Fighting in Libya, Syria, Sudan and the Yemen May 28 2011

Wars in Libya and Syria have been going on for months, but only this week do we see war engulf the Sudan and the Yemen. Affairs in Tunisia and Egypt are not so fraught, but unrest in these two revolutionary nations is rising. Fortunately, powers like the USA are feeding large sums of money into the accounts of Libyan freedom fighters. In Yemen, the US orders all dependents and tourists and students out of the country (May 25th).

Libya -

The week of May-21-28 saw Russia move over to NATO's side, asking Col. Qaddafi to resign. Qaddafi has handed over management to his son and a few confidants while hiding himself. He says he's not in Tripoli. We think he's in Sabha, in the west central part of Libya. That's where Qaddafi went to high school, where he learned and practiced, high-handed brash revolutionary political ops.

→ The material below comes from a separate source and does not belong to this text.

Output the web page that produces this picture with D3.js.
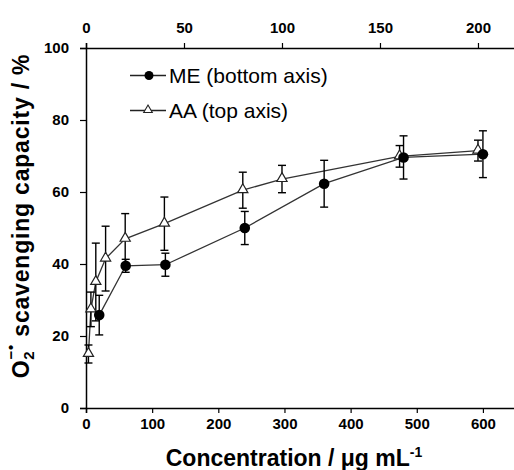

Thanks to NATO's air strikes, Qaddafi can't concentrate his heavy weapons. Rebels in Mishratah (Misurata) have regained control over the port, and pushed Qaddafi's forces far beyond the range of his missiles, so humanitarian aid can get in, and ammo, and radios and sniper rifles, while the refugees and
the wounded can be evacuated.

To the east – some 500 miles - the Benghazi democrats have been parrying Qaddafi forces in what looks like a stalemate. But it is not. Time is not on Qaddafi's side. The rebels are pursuing a steep learning curve, and even in Tripoli, the streets are not safe for Qaddafi cranks, cronies and sycophants.

Syria -

Quiet returns after two months of daily manifestations, except there is much fear as young men are carried off by the Syrian mukhtabarat. To Damascus, it looks like Sunni Muslim Brothers are coming across in killer teams, over the Shouf, from Lebanon. The Syrian officials no doubt can find all the evidence they need for concluding that radical Islamist militants – extremists – are infiltrating Syria from all directions.

Damascus and Aleppo (Haleb) have been free of mass demonstrations, tying up city centers. Why? These cities house the political, cultural and economic elite – those backed by the regime. Secondly, the police were on the scene in minutes, breaking up unrest before it turned violent. But outside these two cities, unrest seethes amongst the people.

Yemen -

Once again everyone expected president Ali Abdullah Saleh to resign last week, but then he got cold feet, refusing to sign, saying he had to have in his presence, opposition leaders. For this was to be a transfer of power to a broad coalition of democratic actors. Naturally, tribal politics are involved: the war that broke out on the streets of Sana'a around the university, was largely between tribesmen of the Houthi federation and the army/police. We do expect Mr. Saleh to leave Yemen this summer.

Sudan -

Readers know our concerns re both countries: over the past month we've been issuing alerts re probable military confrontation over Abye (Abiyeh), an oil-flush town right on the border between north and south Sudans. Abiyeh's crude petroleum production was some 5,000 – 15,000/brls./day – peanuts.

There is also some fighting in the Kordofan plateau, between Darfur and the White Nile. The fighting involved several thousand troops. President Omar Akl Bashir must have reasons to rattle the Arab sword all through the south. He is a wanted war criminal.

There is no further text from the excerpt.